In a digital landscape increasingly defined by cyber-attacks, relentless threats and ever-evolving security entry points, the role of an engineering leader has become more and more important. It has shifted from being just a traditional system builder to someone who can anticipate threats and guide teams through the complexities of modern enterprise risk. At the heart of this ever-growing transformation is generative AI which is a breakthrough technology that is fundamentally redefining how organizations think about security.
To explore how this paradigm shift is playing out in real-world scenarios, Soumya Banerjee, a seasoned engineering leader at Google, Senior IEEE member, and former judge for IEEE’s senior membership panel speaks about this enduring necessity and long-term trend. Soumya Banerjee shared, “Security isn’t just about putting up walls anymore. With cloud systems becoming more complex, old ways of protecting data simply aren’t enough. Generative AI is not just a buzzword, but acts as a real long-term partner in keeping businesses safe. Businesses have to treat it as an extremely effective and important tool to catch threats early, fix them quickly without wasting much time and using all resources efficiently. It will always be about building smarter, more resilient systems from the ground up for long term success rates.
From Code To Cloud
Businesses need end-to-end protection from the moment code is written to the moment it’s deployed and scaled in the cloud. “Security must be built into every stage, from the beginning to the end slate- from developer workflows to deployment pipelines and cloud environments. Generative AI enables security to be proactive.” says Soumya Banerjee.

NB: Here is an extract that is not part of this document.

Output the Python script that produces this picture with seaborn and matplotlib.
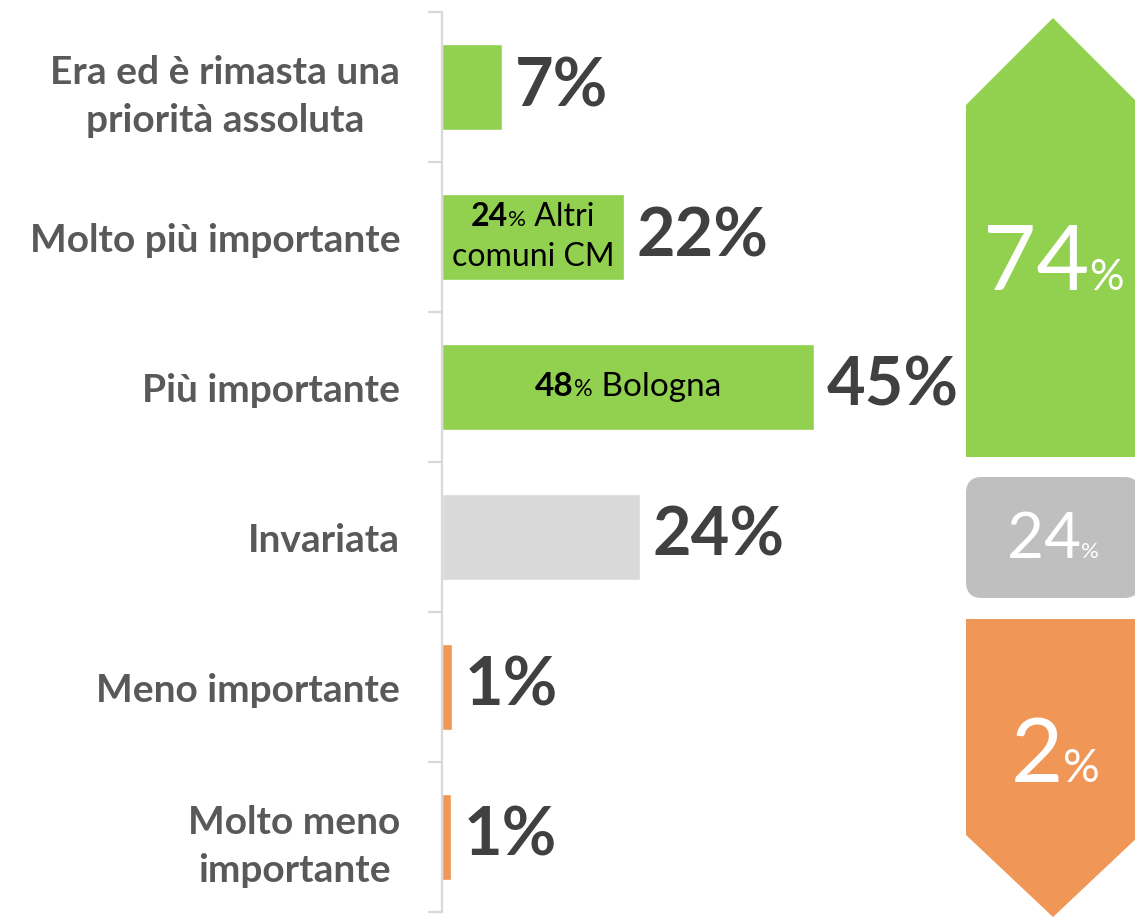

Anticipating Unknown Threats
Threat modelling used to be a slow and manual process. But with generative AI, that’s changing. By learning from past attacks, system designs, and access logs, AI can now spot possible threats, even ones no one has seen before. “Engineering leaders can now use AI not just to respond to attacks, but to predict them before they happen. This shifts security planning from reacting after the fact to building resilience ahead of time.” says Banerjee.
Leadership Beyond Tools
While the technological advantages of generative AI are substantial, Soumya emphasizes that resilience starts with leadership and mentorship. “The modern engineering leader
must foster a culture where security is a shared responsibility—not a function siloed off to a specialized team,” he says
This requires close collaboration between all the teams within the company structure. Everyone involved in the technical needs to understand both the strengths and boundaries of AI. That’s why continuous learning, responsible AI practices and skill-building within teams are essential for creating trusted environments where innovation and security can thrive together.

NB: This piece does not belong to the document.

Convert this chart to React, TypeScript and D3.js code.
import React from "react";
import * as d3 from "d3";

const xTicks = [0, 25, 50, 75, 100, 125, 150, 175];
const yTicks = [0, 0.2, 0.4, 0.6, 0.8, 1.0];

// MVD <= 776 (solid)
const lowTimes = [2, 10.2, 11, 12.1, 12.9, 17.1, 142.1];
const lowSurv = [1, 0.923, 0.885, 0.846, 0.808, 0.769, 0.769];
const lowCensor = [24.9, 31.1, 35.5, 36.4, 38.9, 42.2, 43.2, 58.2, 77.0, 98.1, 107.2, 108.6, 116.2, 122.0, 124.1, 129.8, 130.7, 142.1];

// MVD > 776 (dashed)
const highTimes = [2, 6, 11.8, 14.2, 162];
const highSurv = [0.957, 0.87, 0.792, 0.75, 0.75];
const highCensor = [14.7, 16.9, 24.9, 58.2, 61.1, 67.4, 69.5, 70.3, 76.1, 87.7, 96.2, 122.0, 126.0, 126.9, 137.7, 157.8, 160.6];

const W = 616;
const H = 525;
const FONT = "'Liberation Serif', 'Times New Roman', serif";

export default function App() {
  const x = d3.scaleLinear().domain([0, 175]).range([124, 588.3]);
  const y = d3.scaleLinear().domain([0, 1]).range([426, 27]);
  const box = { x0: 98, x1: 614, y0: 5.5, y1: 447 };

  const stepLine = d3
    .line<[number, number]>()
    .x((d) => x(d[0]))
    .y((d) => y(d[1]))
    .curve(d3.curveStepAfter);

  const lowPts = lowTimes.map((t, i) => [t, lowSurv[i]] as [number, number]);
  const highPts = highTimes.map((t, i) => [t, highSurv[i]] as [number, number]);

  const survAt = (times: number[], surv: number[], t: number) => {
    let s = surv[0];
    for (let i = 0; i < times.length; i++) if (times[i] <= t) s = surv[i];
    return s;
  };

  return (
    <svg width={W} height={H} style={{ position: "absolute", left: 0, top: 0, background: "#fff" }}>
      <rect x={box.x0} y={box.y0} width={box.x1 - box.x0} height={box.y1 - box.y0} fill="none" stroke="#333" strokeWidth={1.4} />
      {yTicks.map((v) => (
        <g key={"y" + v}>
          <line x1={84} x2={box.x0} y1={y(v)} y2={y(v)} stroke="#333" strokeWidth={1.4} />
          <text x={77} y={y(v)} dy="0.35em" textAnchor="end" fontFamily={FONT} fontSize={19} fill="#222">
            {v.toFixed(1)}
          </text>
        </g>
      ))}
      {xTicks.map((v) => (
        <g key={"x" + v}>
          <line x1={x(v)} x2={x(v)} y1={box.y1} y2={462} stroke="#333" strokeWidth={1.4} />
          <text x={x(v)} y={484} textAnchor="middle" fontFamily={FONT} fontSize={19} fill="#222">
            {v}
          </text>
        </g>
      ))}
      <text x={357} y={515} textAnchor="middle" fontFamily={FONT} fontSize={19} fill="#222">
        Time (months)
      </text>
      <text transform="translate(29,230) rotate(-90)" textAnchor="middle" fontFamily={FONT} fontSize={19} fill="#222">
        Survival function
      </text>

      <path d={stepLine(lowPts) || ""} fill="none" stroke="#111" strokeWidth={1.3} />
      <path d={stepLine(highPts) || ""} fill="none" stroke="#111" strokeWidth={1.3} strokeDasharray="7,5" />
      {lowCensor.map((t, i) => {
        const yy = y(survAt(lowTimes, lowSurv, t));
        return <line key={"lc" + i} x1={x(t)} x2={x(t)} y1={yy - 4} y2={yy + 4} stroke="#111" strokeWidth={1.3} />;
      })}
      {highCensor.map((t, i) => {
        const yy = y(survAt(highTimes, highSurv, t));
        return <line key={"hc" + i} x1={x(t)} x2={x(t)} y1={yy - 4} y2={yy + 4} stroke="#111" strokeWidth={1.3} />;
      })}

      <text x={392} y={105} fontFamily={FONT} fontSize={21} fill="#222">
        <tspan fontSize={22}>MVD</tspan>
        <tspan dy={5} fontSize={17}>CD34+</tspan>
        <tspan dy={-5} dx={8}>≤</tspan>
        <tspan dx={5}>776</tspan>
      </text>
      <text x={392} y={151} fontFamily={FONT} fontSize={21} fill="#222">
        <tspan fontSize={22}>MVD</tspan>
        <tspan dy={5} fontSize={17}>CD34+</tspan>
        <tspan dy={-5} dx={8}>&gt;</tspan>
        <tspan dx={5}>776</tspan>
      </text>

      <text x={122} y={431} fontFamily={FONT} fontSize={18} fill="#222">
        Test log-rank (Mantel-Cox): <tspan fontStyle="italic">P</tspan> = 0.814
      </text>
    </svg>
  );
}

Generative AI As A Security Co-Pilot
With generative AI still maturing, the years ahead will play a defining role in how enterprises integrate it with care and accountability.
Early adopters are already seeing productivity gains, reduced costs and maximum utilization of resources. Soumya Banerjee concludes, “AI is not here to replace engineers. It’s here to amplify them. The organizations that recognize this and build systems where humans and AI collaborate seamlessly, from code to cloud, will define the next era of secure innovation.”